Muitos pequenos produtores da Colômbia começaram a enfrentar grandes dificuldades econômicas Federico Rios/New York Times - 13.12.2023

Embora alguns especialistas afirmem que a mudança da indústria da cocaína poderá levar os produtores de coca a transitar para formas legais de ganhar a vida, muitos temem que os agricultores, em vez disso, mudem para outras atividades ilícitas.

Jefferson Parrado, de 39 anos, presidente do conselho local que compreende a região que inclui Cano Cabra, disse que muitos poderiam mudar para a criação de gado – um dos maiores impulsionadores do desmatamento no mundo. Outros agricultores cogitaram que poderiam se juntar a grupos armados levados pelo desespero econômico.

“Várias regiões se desenvolveram graças ao mercado da coca e da cocaína. Que rendimento vai substituir o faturamento da coca? Outra renda ilegal? Mineração, tráfico de seres humanos, de vida selvagem, exploração de madeira, extorsão?”, questionou Diego Garcia-Devis, que gere o programa de políticas de drogas na Open Society Foundations.
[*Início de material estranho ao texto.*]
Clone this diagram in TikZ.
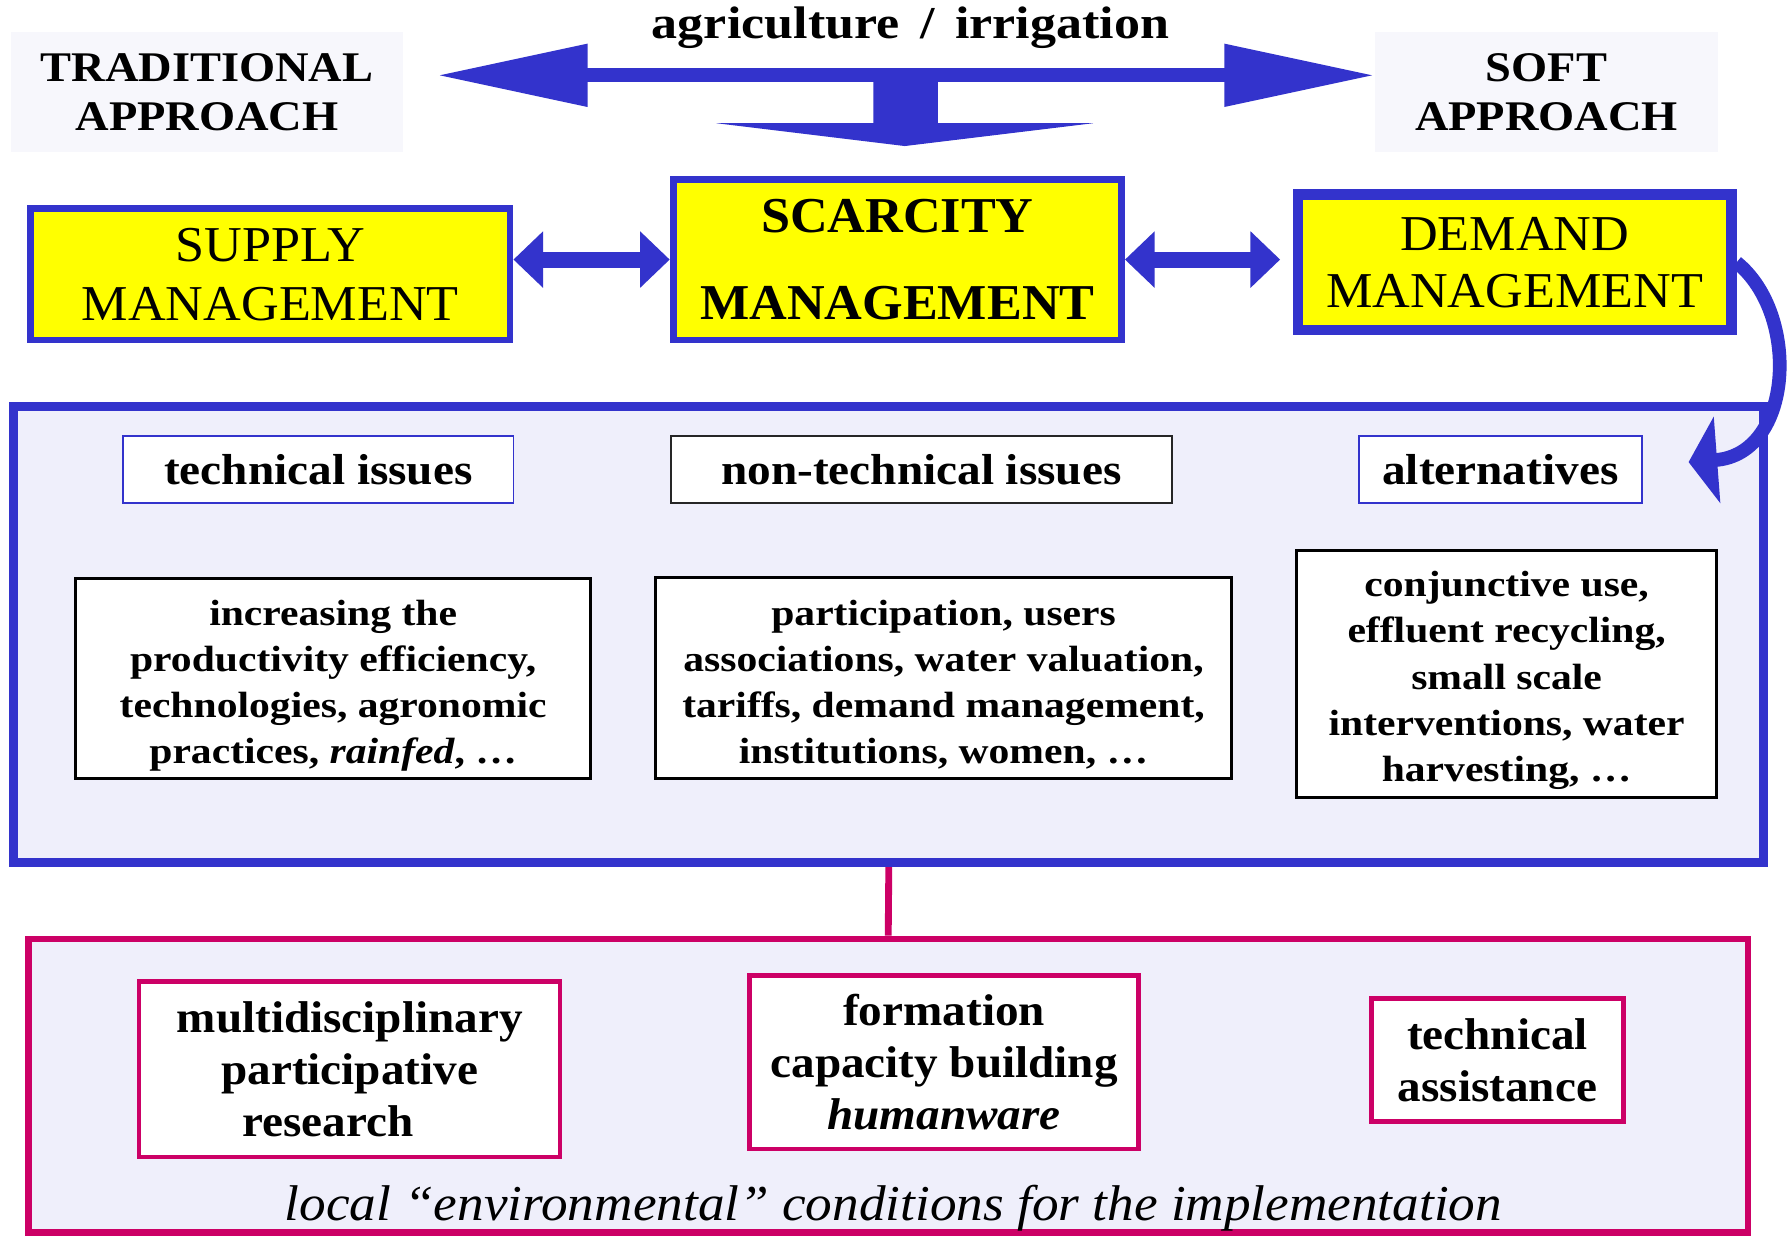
\documentclass[tikz,border=0pt]{standalone}
\usepackage{fontspec}
\setmainfont{Liberation Serif}
\newfontfamily\stA[FakeStretch=1.14]{Liberation Serif}
\newfontfamily\stB[FakeStretch=1.09]{Liberation Serif}
\newfontfamily\stC[FakeStretch=1.10]{Liberation Serif}
\newfontfamily\stD[FakeStretch=1.04]{Liberation Serif}
\newfontfamily\stE[FakeStretch=1.06]{Liberation Serif}
\usetikzlibrary{arrows.meta}
\definecolor{bblue}{RGB}{51,51,204}
\definecolor{mag}{RGB}{204,0,102}
\definecolor{lav}{RGB}{239,239,251}
\definecolor{faint}{RGB}{247,247,252}
\definecolor{yel}{RGB}{255,255,0}
\newcommand\fsz[2]{\fontsize{#1}{#2}\selectfont}
\tikzset{
  approach/.style={fill=faint, inner sep=0pt, align=center, font={\stC\bfseries\fsz{18.5pt}{21.5pt}}},
  mgmt/.style={draw=bblue, fill=yel, line width=3pt, align=center, inner sep=0pt},
  panel/.style={fill=lav, inner sep=0pt},
  hdr/.style={fill=white, line width=0.8pt, inner sep=0pt, font={\stB\bfseries\fsz{19pt}{23pt}}},
  bodybox/.style={draw=black, fill=white, line width=1.3pt, inner sep=0pt},
  bodytext/.style={align=center, inner sep=0pt, font={\stA\bfseries\fsz{16pt}{20.2pt}}},
  mbox/.style={draw=mag, fill=white, line width=2pt, align=center, inner sep=0pt, font={\stE\bfseries\fsz{19.5pt}{22.75pt}}},
  bigarrow/.style={draw=bblue, line width=6pt, {Triangle[length=66pt,width=26pt]}-{Triangle[length=66pt,width=26pt]}},
  midarrow/.style={draw=bblue, line width=7pt, {Triangle[length=13pt,width=24pt]}-{Triangle[length=13pt,width=24pt]}},
  curvearrow/.style={draw=bblue, line width=6pt, -{Triangle[length=12.5pt,width=37.5pt]}},
}
\begin{document}
\begin{tikzpicture}[x=0.5pt,y=-0.5pt]
\useasboundingbox[fill=white] (0,0) rectangle (1568,1083);

% panels
\node[panel, draw=bblue, line width=4pt, minimum width=767pt, minimum height=200pt] (bluepanel) at (779,556) {};
\node[panel, draw=mag, line width=3pt, minimum width=753.5pt, minimum height=128.5pt] (magpanel) at (778.5,951.5) {};
\draw[mag, line width=3pt] (bluepanel.south) -- (magpanel.north);

% top
\node[font={\stA\bfseries\fsz{20pt}{24pt}}] (agri) at (798,24) {agriculture \,/\, irrigation};
\node[approach, minimum width=171.5pt, minimum height=52.5pt] (trad) at (181.5,80.5) {TRADITIONAL\\APPROACH};
\node[approach, minimum width=150.5pt, minimum height=52.5pt] (soft) at (1355.5,80.5) {SOFT\\APPROACH};
\coordinate (tl) at (383,66);
\coordinate (tr) at (1205,66);
\coordinate (dtip) at (793,128);
% downward block arrow (stem + flat head)
\fill[bblue] ([xshift=-13.75pt]dtip |- tl) -- ([xshift=14.5pt]dtip |- tl)
  -- ([xshift=14.5pt,yshift=10pt]dtip) -- ([xshift=82.5pt,yshift=10pt]dtip)
  -- (dtip) -- ([xshift=-82.5pt,yshift=10pt]dtip) -- ([xshift=-13.75pt,yshift=10pt]dtip) -- cycle;
\draw[bigarrow] (tl) -- (tr);

% management boxes
\node[mgmt, minimum width=210pt, minimum height=57.5pt, font={\stD\fsz{22pt}{26pt}}] (supply) at (237,240.5) {SUPPLY\\MANAGEMENT};
\node[mgmt, minimum width=196.5pt, minimum height=70.5pt, font={\stD\bfseries\fsz{22pt}{38.5pt}}] (scarcity) at (786.5,227.5) {SCARCITY\\MANAGEMENT};
\node[mgmt, line width=4.5pt, minimum width=190pt, minimum height=59.5pt, font={\stD\fsz{22pt}{25pt}}] (demand) at (1327.5,230) {DEMAND\\MANAGEMENT};
\draw[midarrow] (supply.east |- scarcity.west) -- (scarcity.west);
\draw[midarrow, shorten >=5.5pt] (scarcity.east) -- (demand.west |- scarcity.east);

% headers
\node[hdr, draw=bblue, minimum width=171pt, minimum height=29.5pt] (tech) at (279,411.5) {technical issues};
\node[hdr, draw=black!85, minimum width=219.5pt, minimum height=29.5pt] (nontech) at (807.5,411.5) {non-technical issues};
\node[hdr, draw=bblue, minimum width=124pt, minimum height=29.5pt] (alt) at (1315,411.5) {alternatives};

% curved arrow
\coordinate (ctip) at (1480,405);
\draw[curvearrow] (demand.east) .. controls (1578,275) and (1572,398) .. (ctip);

% body boxes
\node[bodybox, minimum width=225.7pt, minimum height=87.7pt] (b1) at (292,595) {};
\node[bodytext] (b1t) at ([yshift=-2.9pt]b1.center) {increasing the\\productivity efficiency,\\technologies, agronomic\\practices, \textit{rainfed}, \dots};
\node[bodybox, minimum width=252.7pt, minimum height=88.2pt] (b2) at (827,594.5) {};
\node[bodytext] (b2t) at ([yshift=-2.9pt]b2.center) {participation, users\\associations, water valuation,\\tariffs, demand management,\\institutions, women, \dots};
\node[bodybox, minimum width=184.2pt, minimum height=108.2pt] (b3) at (1320.5,590.5) {};
\node[bodytext] (b3t) at ([yshift=-2.9pt]b3.center) {conjunctive use,\\effluent recycling,\\small scale\\interventions, water\\harvesting, \dots};

% magenta boxes
\node[mbox, minimum width=184.5pt, minimum height=77pt] (m1) at (306.5,937) {multidisciplinary\\participative\\research\hspace*{19pt}};
\node[mbox, minimum width=170.5pt, minimum height=76pt] (m2) at (827.5,931) {formation\\capacity building\\\textit{humanware}};
\node[mbox, minimum width=110.5pt, minimum height=54pt] (m3) at (1312.5,929) {technical\\assistance};
\node[font={\stE\itshape\fsz{22pt}{26pt}}] (impl) at (783,1059) {local “environmental” conditions for the implementation};
\end{tikzpicture}
\end{document}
Em muitas áreas remotas da Colômbia, não é economicamente viável negociar com o plantio de outras culturas em razão dos elevados custos de transporte; quando os produtos chegassem aos mercados, já estariam apodrecidos, ressaltaram os camponeses. Para muitos colombianos, a indústria da cocaína ainda é a única opção. “Estamos cientes de que a cocaína prejudica a humanidade. Mas para nós significa saúde, significa educação, significa o sustento das famílias das regiões”, afirmou Parrado.